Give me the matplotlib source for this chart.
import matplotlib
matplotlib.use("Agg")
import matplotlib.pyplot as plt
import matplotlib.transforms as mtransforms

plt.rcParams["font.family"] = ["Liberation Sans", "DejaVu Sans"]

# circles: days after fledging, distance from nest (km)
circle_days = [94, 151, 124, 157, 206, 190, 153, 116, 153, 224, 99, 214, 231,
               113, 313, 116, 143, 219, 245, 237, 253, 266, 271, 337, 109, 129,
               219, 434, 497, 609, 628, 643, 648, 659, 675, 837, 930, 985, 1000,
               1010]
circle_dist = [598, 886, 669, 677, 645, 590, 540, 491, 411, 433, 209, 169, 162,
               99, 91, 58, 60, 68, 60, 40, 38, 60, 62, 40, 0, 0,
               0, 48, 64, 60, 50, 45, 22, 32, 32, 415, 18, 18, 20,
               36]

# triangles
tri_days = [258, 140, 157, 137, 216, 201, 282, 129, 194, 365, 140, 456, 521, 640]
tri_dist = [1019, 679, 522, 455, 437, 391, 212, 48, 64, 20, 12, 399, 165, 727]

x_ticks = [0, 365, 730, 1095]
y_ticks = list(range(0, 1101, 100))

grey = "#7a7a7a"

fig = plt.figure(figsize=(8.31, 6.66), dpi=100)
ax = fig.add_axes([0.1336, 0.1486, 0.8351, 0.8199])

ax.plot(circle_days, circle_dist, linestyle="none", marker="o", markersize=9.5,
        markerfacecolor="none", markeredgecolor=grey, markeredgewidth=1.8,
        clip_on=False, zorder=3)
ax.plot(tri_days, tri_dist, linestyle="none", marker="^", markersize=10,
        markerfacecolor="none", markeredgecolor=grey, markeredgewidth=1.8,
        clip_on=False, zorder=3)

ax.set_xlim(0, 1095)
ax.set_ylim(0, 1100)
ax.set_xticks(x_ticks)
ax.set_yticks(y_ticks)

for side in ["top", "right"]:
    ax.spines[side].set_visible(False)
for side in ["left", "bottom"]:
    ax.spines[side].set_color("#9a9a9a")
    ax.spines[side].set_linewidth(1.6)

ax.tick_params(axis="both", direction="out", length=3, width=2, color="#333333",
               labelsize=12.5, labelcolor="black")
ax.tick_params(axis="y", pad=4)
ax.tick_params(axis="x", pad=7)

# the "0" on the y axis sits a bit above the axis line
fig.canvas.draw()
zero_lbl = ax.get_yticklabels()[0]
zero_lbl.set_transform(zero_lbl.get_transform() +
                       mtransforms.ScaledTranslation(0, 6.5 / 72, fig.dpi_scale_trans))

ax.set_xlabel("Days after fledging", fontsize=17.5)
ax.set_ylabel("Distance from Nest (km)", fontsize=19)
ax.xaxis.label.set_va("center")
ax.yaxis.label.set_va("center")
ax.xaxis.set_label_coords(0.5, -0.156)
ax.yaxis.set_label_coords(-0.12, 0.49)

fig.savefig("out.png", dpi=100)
==
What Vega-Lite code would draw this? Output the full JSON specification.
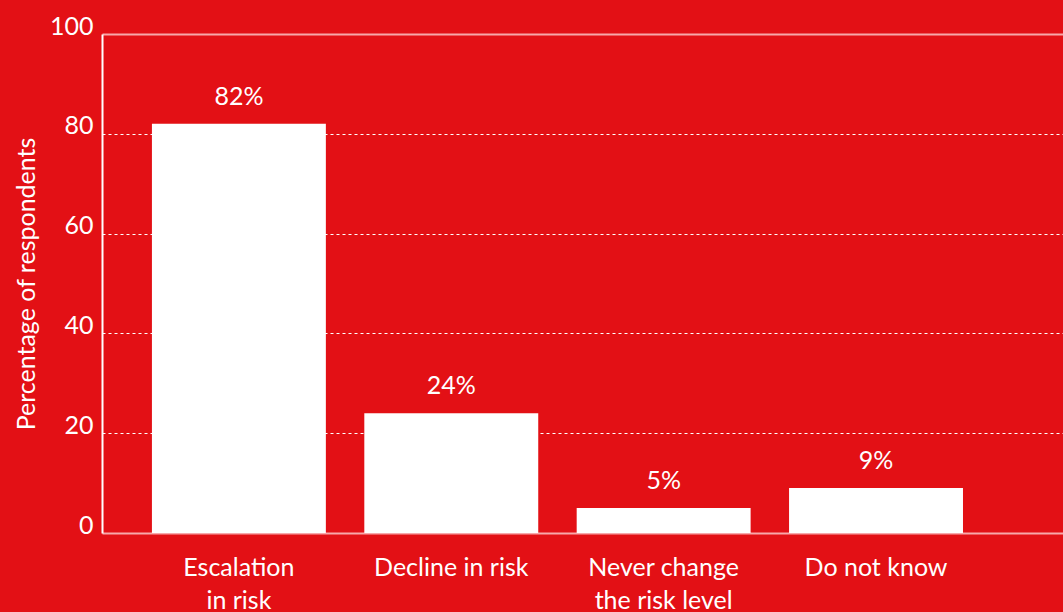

» WHAT TO WORK ON
Retype verbatim the lines that run from the line containing "Give me the matplotlib source for this chart." to the line containing "mtransforms.ScaledTranslation(0, 6.5 /", both inclusive, and no others.

» OUTPUT OF THE TASK
Give me the matplotlib source for this chart.
import matplotlib
matplotlib.use("Agg")
import matplotlib.pyplot as plt
import matplotlib.transforms as mtransforms

plt.rcParams["font.family"] = ["Liberation Sans", "DejaVu Sans"]

# circles: days after fledging, distance from nest (km)
circle_days = [94, 151, 124, 157, 206, 190, 153, 116, 153, 224, 99, 214, 231,
               113, 313, 116, 143, 219, 245, 237, 253, 266, 271, 337, 109, 129,
               219, 434, 497, 609, 628, 643, 648, 659, 675, 837, 930, 985, 1000,
               1010]
circle_dist = [598, 886, 669, 677, 645, 590, 540, 491, 411, 433, 209, 169, 162,
               99, 91, 58, 60, 68, 60, 40, 38, 60, 62, 40, 0, 0,
               0, 48, 64, 60, 50, 45, 22, 32, 32, 415, 18, 18, 20,
               36]

# triangles
tri_days = [258, 140, 157, 137, 216, 201, 282, 129, 194, 365, 140, 456, 521, 640]
tri_dist = [1019, 679, 522, 455, 437, 391, 212, 48, 64, 20, 12, 399, 165, 727]

x_ticks = [0, 365, 730, 1095]
y_ticks = list(range(0, 1101, 100))

grey = "#7a7a7a"

fig = plt.figure(figsize=(8.31, 6.66), dpi=100)
ax = fig.add_axes([0.1336, 0.1486, 0.8351, 0.8199])

ax.plot(circle_days, circle_dist, linestyle="none", marker="o", markersize=9.5,
        markerfacecolor="none", markeredgecolor=grey, markeredgewidth=1.8,
        clip_on=False, zorder=3)
ax.plot(tri_days, tri_dist, linestyle="none", marker="^", markersize=10,
        markerfacecolor="none", markeredgecolor=grey, markeredgewidth=1.8,
        clip_on=False, zorder=3)

ax.set_xlim(0, 1095)
ax.set_ylim(0, 1100)
ax.set_xticks(x_ticks)
ax.set_yticks(y_ticks)

for side in ["top", "right"]:
    ax.spines[side].set_visible(False)
for side in ["left", "bottom"]:
    ax.spines[side].set_color("#9a9a9a")
    ax.spines[side].set_linewidth(1.6)

ax.tick_params(axis="both", direction="out", length=3, width=2, color="#333333",
               labelsize=12.5, labelcolor="black")
ax.tick_params(axis="y", pad=4)
ax.tick_params(axis="x", pad=7)

# the "0" on the y axis sits a bit above the axis line
fig.canvas.draw()
zero_lbl = ax.get_yticklabels()[0]
zero_lbl.set_transform(zero_lbl.get_transform() +
                       mtransforms.ScaledTranslation(0, 6.5 / 72, fig.dpi_scale_trans))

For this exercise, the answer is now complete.